-- start of PROVIDED DATA --

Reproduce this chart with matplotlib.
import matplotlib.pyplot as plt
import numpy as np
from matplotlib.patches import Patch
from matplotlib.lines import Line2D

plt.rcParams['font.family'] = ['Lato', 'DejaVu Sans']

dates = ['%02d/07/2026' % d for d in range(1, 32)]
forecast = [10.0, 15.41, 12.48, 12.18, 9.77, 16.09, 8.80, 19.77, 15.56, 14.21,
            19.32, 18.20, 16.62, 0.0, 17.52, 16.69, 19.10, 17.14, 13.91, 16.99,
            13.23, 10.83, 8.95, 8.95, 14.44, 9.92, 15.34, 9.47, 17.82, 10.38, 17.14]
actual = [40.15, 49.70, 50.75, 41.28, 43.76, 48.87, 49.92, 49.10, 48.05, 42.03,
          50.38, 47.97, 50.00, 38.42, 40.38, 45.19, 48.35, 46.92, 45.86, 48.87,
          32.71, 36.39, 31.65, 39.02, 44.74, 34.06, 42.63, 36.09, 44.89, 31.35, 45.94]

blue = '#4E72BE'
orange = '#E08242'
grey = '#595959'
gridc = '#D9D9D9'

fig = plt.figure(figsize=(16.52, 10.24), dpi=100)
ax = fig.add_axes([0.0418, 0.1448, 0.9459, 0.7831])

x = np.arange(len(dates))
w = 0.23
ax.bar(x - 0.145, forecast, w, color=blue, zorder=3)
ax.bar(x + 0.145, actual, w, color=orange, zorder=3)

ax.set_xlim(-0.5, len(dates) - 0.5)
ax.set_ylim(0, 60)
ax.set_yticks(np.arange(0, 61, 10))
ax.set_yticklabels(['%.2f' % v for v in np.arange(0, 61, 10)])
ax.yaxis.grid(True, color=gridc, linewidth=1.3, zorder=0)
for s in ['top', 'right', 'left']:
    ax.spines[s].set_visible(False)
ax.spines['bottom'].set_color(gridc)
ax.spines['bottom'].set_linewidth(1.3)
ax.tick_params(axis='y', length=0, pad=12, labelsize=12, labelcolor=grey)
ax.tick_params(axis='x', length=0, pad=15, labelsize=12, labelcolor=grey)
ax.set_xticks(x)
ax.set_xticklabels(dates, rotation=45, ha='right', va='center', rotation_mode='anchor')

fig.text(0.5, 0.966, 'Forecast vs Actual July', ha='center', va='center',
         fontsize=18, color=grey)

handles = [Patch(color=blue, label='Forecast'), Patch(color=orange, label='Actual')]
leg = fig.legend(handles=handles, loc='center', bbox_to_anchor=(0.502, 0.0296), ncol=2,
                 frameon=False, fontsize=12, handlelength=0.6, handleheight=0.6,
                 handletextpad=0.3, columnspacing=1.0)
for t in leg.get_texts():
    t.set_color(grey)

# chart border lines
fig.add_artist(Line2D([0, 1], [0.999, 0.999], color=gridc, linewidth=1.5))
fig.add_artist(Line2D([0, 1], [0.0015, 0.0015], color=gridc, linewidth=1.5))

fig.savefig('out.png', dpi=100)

-- end of PROVIDED DATA --

__WHAT THE EXERCISE ASKS__
Copy exactly the lines that run from the first line of the data to the line containing "plt.rcParams['font.family'] = ['Lato', 'DejaVu", please, with both ends included and nothing else.

__WRITTEN ANSWER__
Reproduce this chart with matplotlib.
import matplotlib.pyplot as plt
import numpy as np
from matplotlib.patches import Patch
from matplotlib.lines import Line2D

plt.rcParams['font.family'] = ['Lato', 'DejaVu Sans']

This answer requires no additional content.